Task
Quote the data below in full, minus the images.

Data lines
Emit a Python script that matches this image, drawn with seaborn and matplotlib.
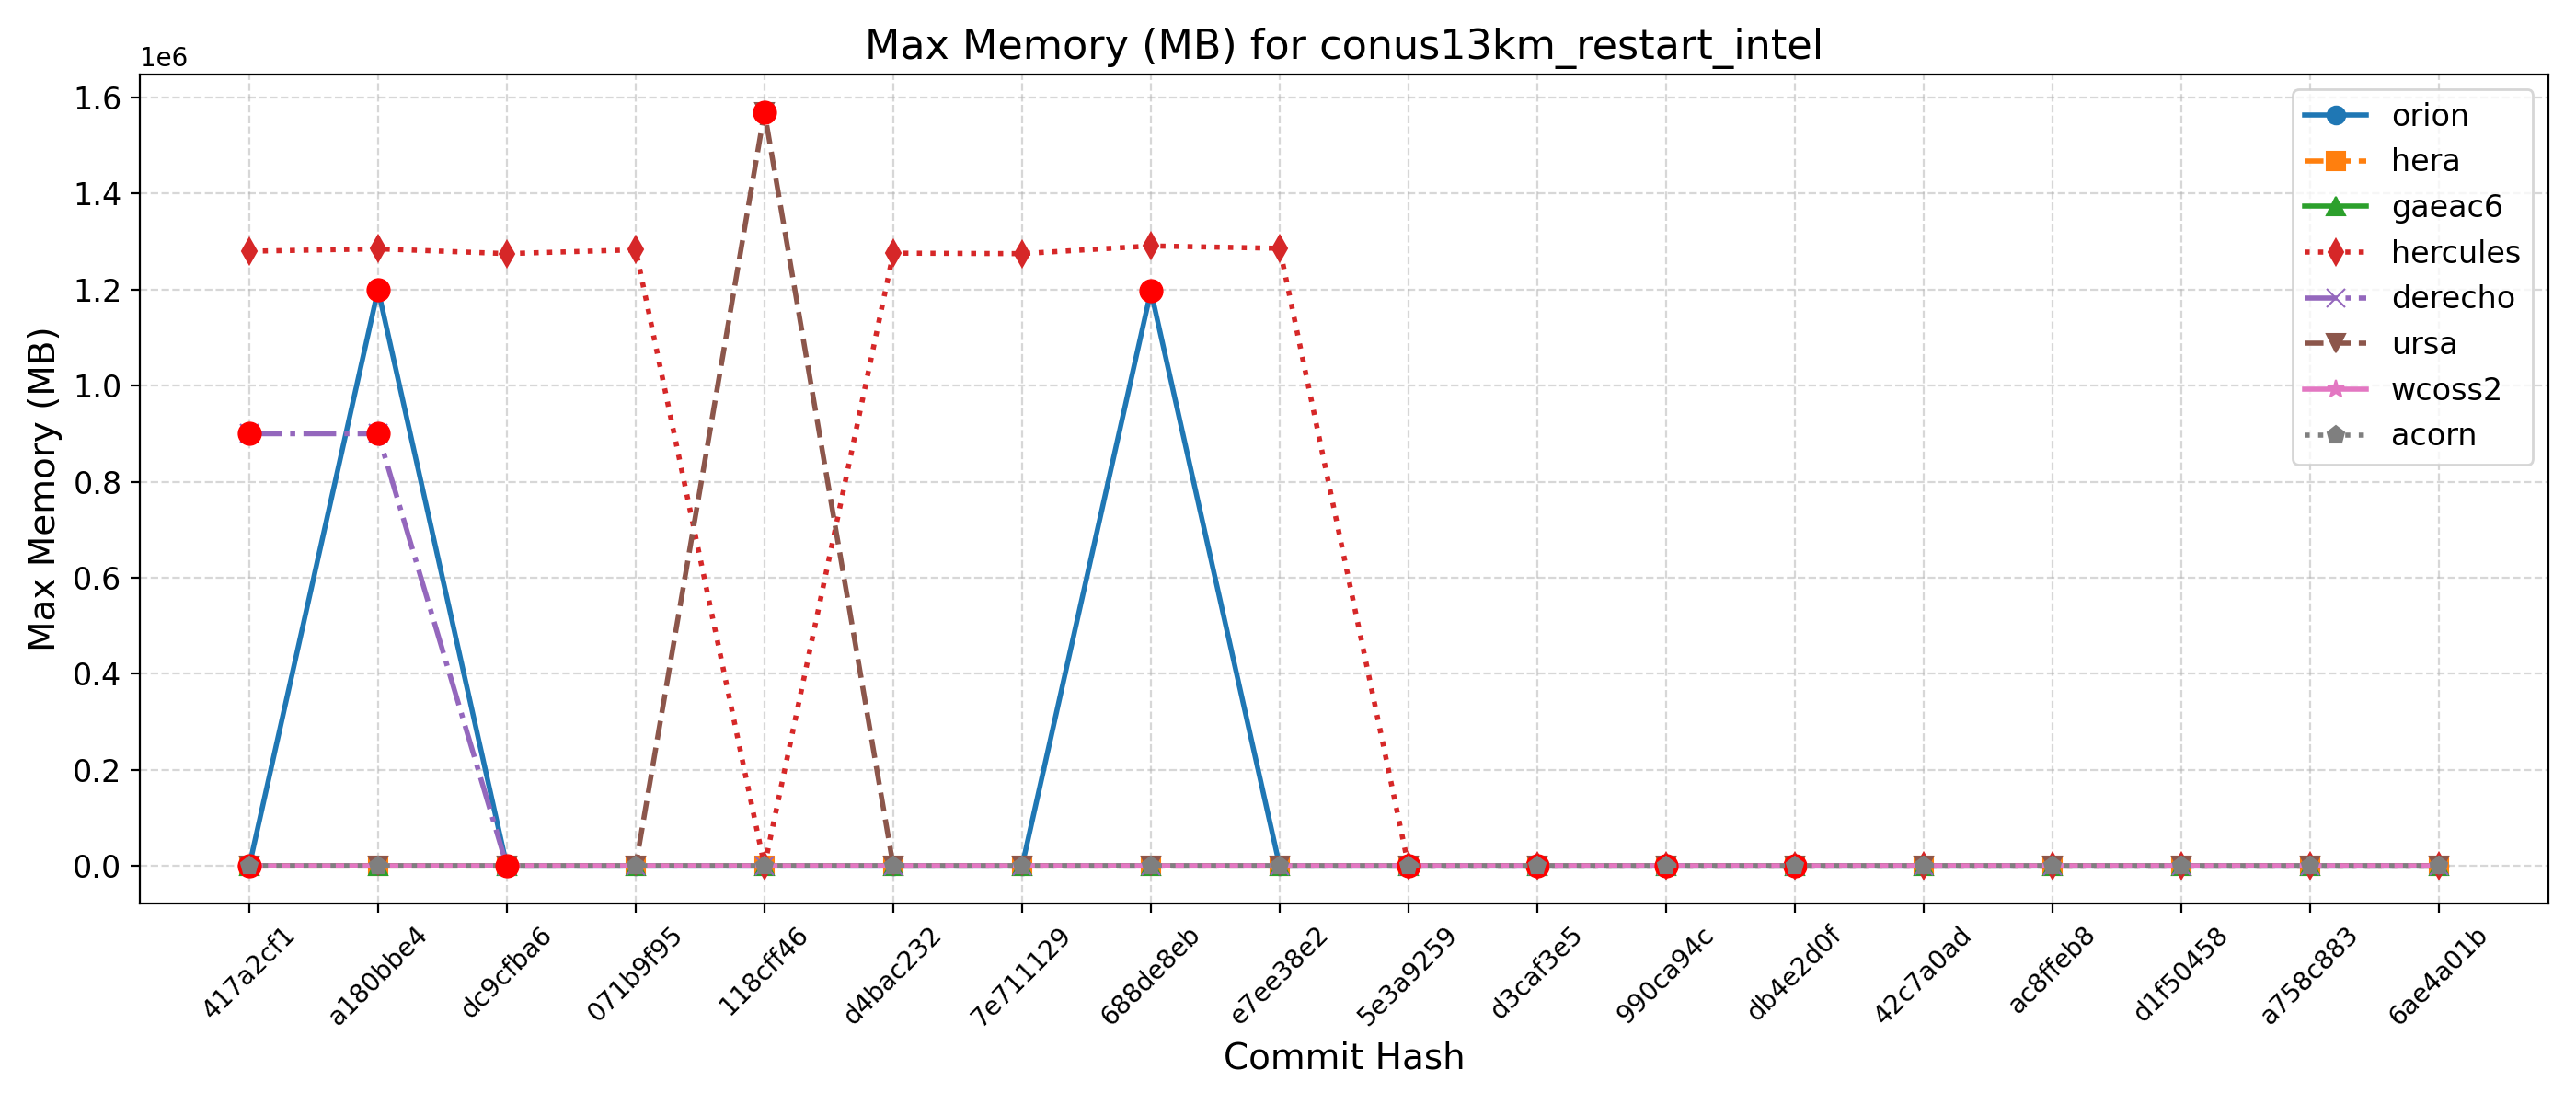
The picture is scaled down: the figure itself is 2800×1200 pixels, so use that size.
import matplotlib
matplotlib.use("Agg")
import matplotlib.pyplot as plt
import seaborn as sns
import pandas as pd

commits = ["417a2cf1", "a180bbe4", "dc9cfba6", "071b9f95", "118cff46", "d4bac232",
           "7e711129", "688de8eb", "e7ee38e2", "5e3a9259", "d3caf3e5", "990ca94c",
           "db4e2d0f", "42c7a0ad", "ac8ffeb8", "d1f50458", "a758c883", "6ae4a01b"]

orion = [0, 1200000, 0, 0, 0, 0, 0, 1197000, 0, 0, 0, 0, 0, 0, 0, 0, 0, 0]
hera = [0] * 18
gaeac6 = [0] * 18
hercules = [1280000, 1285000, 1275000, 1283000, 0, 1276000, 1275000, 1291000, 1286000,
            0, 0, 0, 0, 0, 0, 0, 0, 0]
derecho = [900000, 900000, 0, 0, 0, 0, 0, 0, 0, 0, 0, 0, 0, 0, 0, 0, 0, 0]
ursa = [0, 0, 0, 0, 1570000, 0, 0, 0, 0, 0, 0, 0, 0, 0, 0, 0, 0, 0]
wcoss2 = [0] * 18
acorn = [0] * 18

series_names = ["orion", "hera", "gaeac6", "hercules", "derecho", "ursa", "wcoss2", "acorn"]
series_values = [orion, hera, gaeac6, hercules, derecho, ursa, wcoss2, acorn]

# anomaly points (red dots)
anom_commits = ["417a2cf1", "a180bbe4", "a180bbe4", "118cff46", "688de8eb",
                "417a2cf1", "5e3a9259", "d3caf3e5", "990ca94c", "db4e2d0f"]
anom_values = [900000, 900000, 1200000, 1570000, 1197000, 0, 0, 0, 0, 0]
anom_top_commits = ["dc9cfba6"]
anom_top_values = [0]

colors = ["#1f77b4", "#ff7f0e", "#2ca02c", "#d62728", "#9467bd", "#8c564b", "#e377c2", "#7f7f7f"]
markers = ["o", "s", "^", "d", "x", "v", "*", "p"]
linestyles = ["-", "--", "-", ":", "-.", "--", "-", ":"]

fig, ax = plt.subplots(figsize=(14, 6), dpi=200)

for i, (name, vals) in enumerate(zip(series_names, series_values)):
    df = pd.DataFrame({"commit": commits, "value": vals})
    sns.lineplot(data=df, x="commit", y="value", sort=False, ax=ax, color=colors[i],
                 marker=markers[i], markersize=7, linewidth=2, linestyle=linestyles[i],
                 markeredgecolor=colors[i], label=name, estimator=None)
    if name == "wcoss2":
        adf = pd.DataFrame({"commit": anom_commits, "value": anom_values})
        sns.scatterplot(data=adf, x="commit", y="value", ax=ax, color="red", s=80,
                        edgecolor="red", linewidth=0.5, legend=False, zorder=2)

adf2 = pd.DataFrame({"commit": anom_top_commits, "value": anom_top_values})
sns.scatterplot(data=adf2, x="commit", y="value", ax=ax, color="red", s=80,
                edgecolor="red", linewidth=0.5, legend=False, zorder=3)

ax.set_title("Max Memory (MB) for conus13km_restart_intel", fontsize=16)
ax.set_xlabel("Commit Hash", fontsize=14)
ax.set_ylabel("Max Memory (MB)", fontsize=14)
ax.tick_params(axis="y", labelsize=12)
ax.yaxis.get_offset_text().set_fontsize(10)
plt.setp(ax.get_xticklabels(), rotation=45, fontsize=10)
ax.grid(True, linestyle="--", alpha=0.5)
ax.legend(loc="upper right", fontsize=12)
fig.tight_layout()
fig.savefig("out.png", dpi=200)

Completed task
Emit a Python script that matches this image, drawn with seaborn and matplotlib.
The picture is scaled down: the figure itself is 2800×1200 pixels, so use that size.
import matplotlib
matplotlib.use("Agg")
import matplotlib.pyplot as plt
import seaborn as sns
import pandas as pd

commits = ["417a2cf1", "a180bbe4", "dc9cfba6", "071b9f95", "118cff46", "d4bac232",
           "7e711129", "688de8eb", "e7ee38e2", "5e3a9259", "d3caf3e5", "990ca94c",
           "db4e2d0f", "42c7a0ad", "ac8ffeb8", "d1f50458", "a758c883", "6ae4a01b"]

orion = [0, 1200000, 0, 0, 0, 0, 0, 1197000, 0, 0, 0, 0, 0, 0, 0, 0, 0, 0]
hera = [0] * 18
gaeac6 = [0] * 18
hercules = [1280000, 1285000, 1275000, 1283000, 0, 1276000, 1275000, 1291000, 1286000,
            0, 0, 0, 0, 0, 0, 0, 0, 0]
derecho = [900000, 900000, 0, 0, 0, 0, 0, 0, 0, 0, 0, 0, 0, 0, 0, 0, 0, 0]
ursa = [0, 0, 0, 0, 1570000, 0, 0, 0, 0, 0, 0, 0, 0, 0, 0, 0, 0, 0]
wcoss2 = [0] * 18
acorn = [0] * 18

series_names = ["orion", "hera", "gaeac6", "hercules", "derecho", "ursa", "wcoss2", "acorn"]
series_values = [orion, hera, gaeac6, hercules, derecho, ursa, wcoss2, acorn]

# anomaly points (red dots)
anom_commits = ["417a2cf1", "a180bbe4", "a180bbe4", "118cff46", "688de8eb",
                "417a2cf1", "5e3a9259", "d3caf3e5", "990ca94c", "db4e2d0f"]
anom_values = [900000, 900000, 1200000, 1570000, 1197000, 0, 0, 0, 0, 0]
anom_top_commits = ["dc9cfba6"]
anom_top_values = [0]

colors = ["#1f77b4", "#ff7f0e", "#2ca02c", "#d62728", "#9467bd", "#8c564b", "#e377c2", "#7f7f7f"]
markers = ["o", "s", "^", "d", "x", "v", "*", "p"]
linestyles = ["-", "--", "-", ":", "-.", "--", "-", ":"]

fig, ax = plt.subplots(figsize=(14, 6), dpi=200)

for i, (name, vals) in enumerate(zip(series_names, series_values)):
    df = pd.DataFrame({"commit": commits, "value": vals})
    sns.lineplot(data=df, x="commit", y="value", sort=False, ax=ax, color=colors[i],
                 marker=markers[i], markersize=7, linewidth=2, linestyle=linestyles[i],
                 markeredgecolor=colors[i], label=name, estimator=None)
    if name == "wcoss2":
        adf = pd.DataFrame({"commit": anom_commits, "value": anom_values})
        sns.scatterplot(data=adf, x="commit", y="value", ax=ax, color="red", s=80,
                        edgecolor="red", linewidth=0.5, legend=False, zorder=2)

adf2 = pd.DataFrame({"commit": anom_top_commits, "value": anom_top_values})
sns.scatterplot(data=adf2, x="commit", y="value", ax=ax, color="red", s=80,
                edgecolor="red", linewidth=0.5, legend=False, zorder=3)

ax.set_title("Max Memory (MB) for conus13km_restart_intel", fontsize=16)
ax.set_xlabel("Commit Hash", fontsize=14)
ax.set_ylabel("Max Memory (MB)", fontsize=14)
ax.tick_params(axis="y", labelsize=12)
ax.yaxis.get_offset_text().set_fontsize(10)
plt.setp(ax.get_xticklabels(), rotation=45, fontsize=10)
ax.grid(True, linestyle="--", alpha=0.5)
ax.legend(loc="upper right", fontsize=12)
fig.tight_layout()
fig.savefig("out.png", dpi=200)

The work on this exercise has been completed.